In the most recent episode in the litigation variously referred to and here involving specifically claims by Motorola Credit Corp. against Kemal Uzan and an entity he controls, Libananco, styled Motorola Credit Corp. v. Uzan, 02 Civ. 0666 (S.D.N.Y. 9/27/10), Judge Rakoff addressed the issue whether judgments entered against the defendants could be enforced against the nonparty, Libananco Holdings Co. The Court enforced the judgments against Libananco following the procedure previously set out in an earlier appeal by the Second Circuit, which ruled that the District Court would be required “(1) to give notice to any entities against whom plaintiffs judgment might be enforceable, and (2) to the extent the District Court believes that enforcement of the judgment against any nonparties is appropriate, to make findings sufficient to support piercing the corporate veils of those entities under applicable state law”. 388 F.3d 39, 62 (2d Cir. 2004).
Noteworthy is that, in performing the second requirement above, the District Court did not conduct a choice of law or conflicts of law analysis to determine which jurisdiction’s law should apply to the issue of piercing. Rather, it applied New York law, since “New York is the forum state”. The Court found the stringent standard for veil piercing under New York law satisfied.

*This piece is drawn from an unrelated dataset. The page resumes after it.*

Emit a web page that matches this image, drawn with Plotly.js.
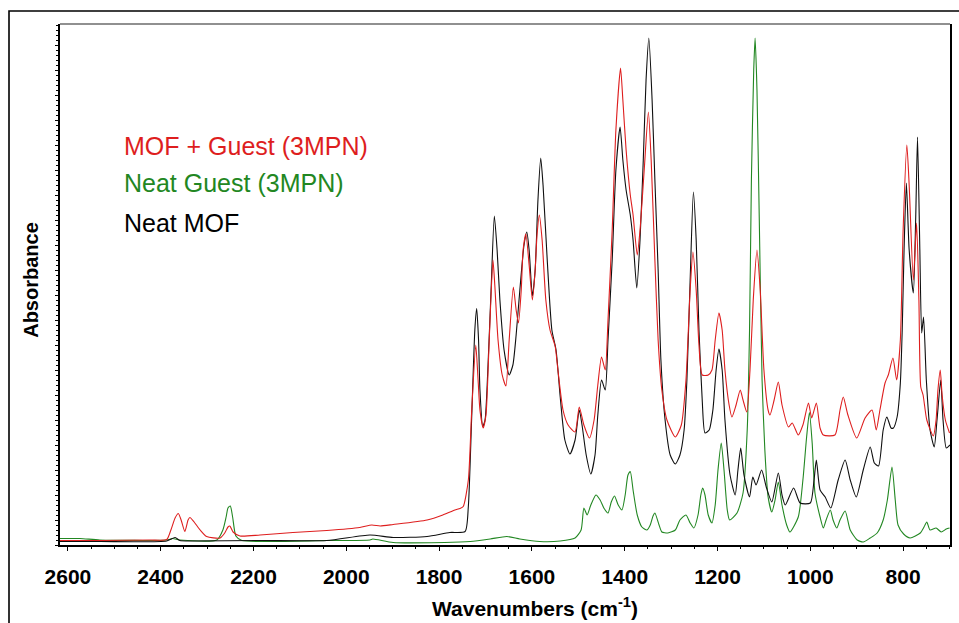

The District Court then addressed whether a turnover order should issue. As to this issue, the Federal Rules provided the answer to which jurisdiction’s law would apply. Fed. R. Civ. P. 69(a)(1) provides: “The procedure on execution — and in proceedings supplementary to and in aid of judgment or execution — must accord with the procedure of the state where the court is located”. The Court then applied New York turnover law but also applied the powerful federal principle that “turnover orders directed against judgment debtors are effective against assets regardless of their location”. Citing In re Feit & Drexler, Inc., 760 F.2d 406, 414 (2d Cir. 1985).